Художественный мир Гоголя | страница 17
Разгромом декабризма Николай I рассчитывал в корне уничтожить освободительные идеи в России. Но эта задача оказалась невыполнимой. «От людей можно отделаться, но от их идей нельзя» – справедливость этих слов декабриста М. С. Лунина подтверждалась всем опытом развития передовой русской общественной мысли во второй половине 20-х – начале 30-х годов.
Идеи 14 декабря продолжали вдохновлять освободительное движение. Во многих местах страны, преимущественно в Москве и провинции, возникают тайные кружки и общества, объединяющие в себе различные слои дворянской и даже разночинной интеллигенции. Члены этих подпольных ячеек смотрели на себя как на продолжателей дела декабристов. Без достаточно определенной программы и ясных политических целей они горячо обсуждали уроки 14 декабря и пытались наметить новые возможные пути исторического обновления России.
Тайные политические кружки возникали в Астрахани и Курске, Новочеркасске и Одессе, Оренбурге и в среде студенческой молодежи Москвы. Членам этих кружков, вспоминал Герцен в «Былом и думах», было свойственно «глубокое чувство отчуждения от официальной России, от среды, их окружавшей, и с тем вместе стремление выйти из нее», а некоторым – «порывистое желание вывести и ее самое».[25] Немногочисленные по своему составу кружки стали после 1825 года наиболее характерной формой политической деятельности прогрессивно настроенной интеллигенции, напряженно искавшей в новых исторических условиях методы и средства революционного преобразования страны.
Особенно живой отклик вызвали идеи «мучеников 14 декабря» в среде учащейся молодежи. В марте 1826 года жандармский полковник И. П. Бибиков доносил из Москвы Бенкендорфу: «Необходимо сосредоточить внимание на студентах и вообще на всех учащихся в общественных учебных заведениях. Воспитанные по большей части в идеях мятежных и сформировавшись в принципах, противных религии, они представляют собой рассадник, который со временем может стать гибельным для отечества и для законной власти».[26]

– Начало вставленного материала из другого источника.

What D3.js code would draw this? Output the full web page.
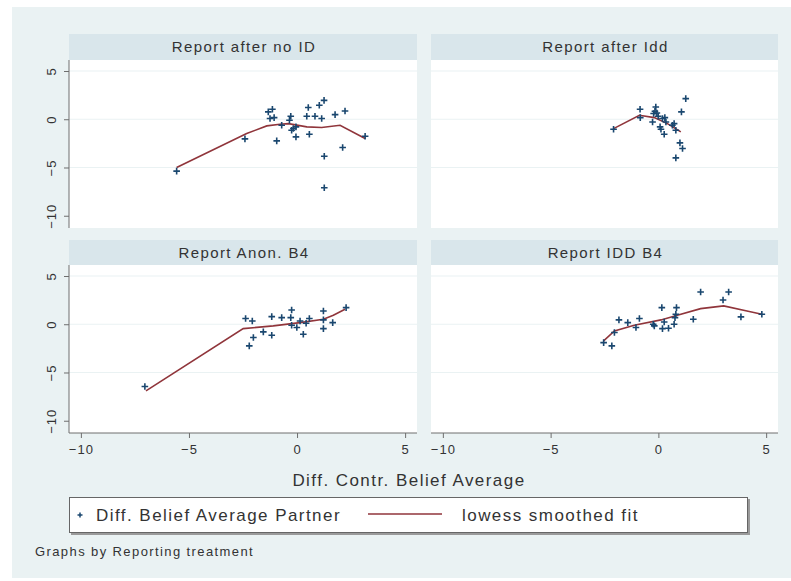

Одно «дело» следовало за другим. Гласные и негласные агенты Бенкендорфа сбивались с ног. Особенно много беспокойств причинял им Московский университет, который после разгрома декабризма стал едва ли не главным очагом политического вольномыслия в стране. Полежаев, кружок братьев Критских, тайное общество Сунгурова, затем кружки Белинского и Герцена – так передавалась в Москве эстафета политического вольномыслия, возбужденного движением декабристов.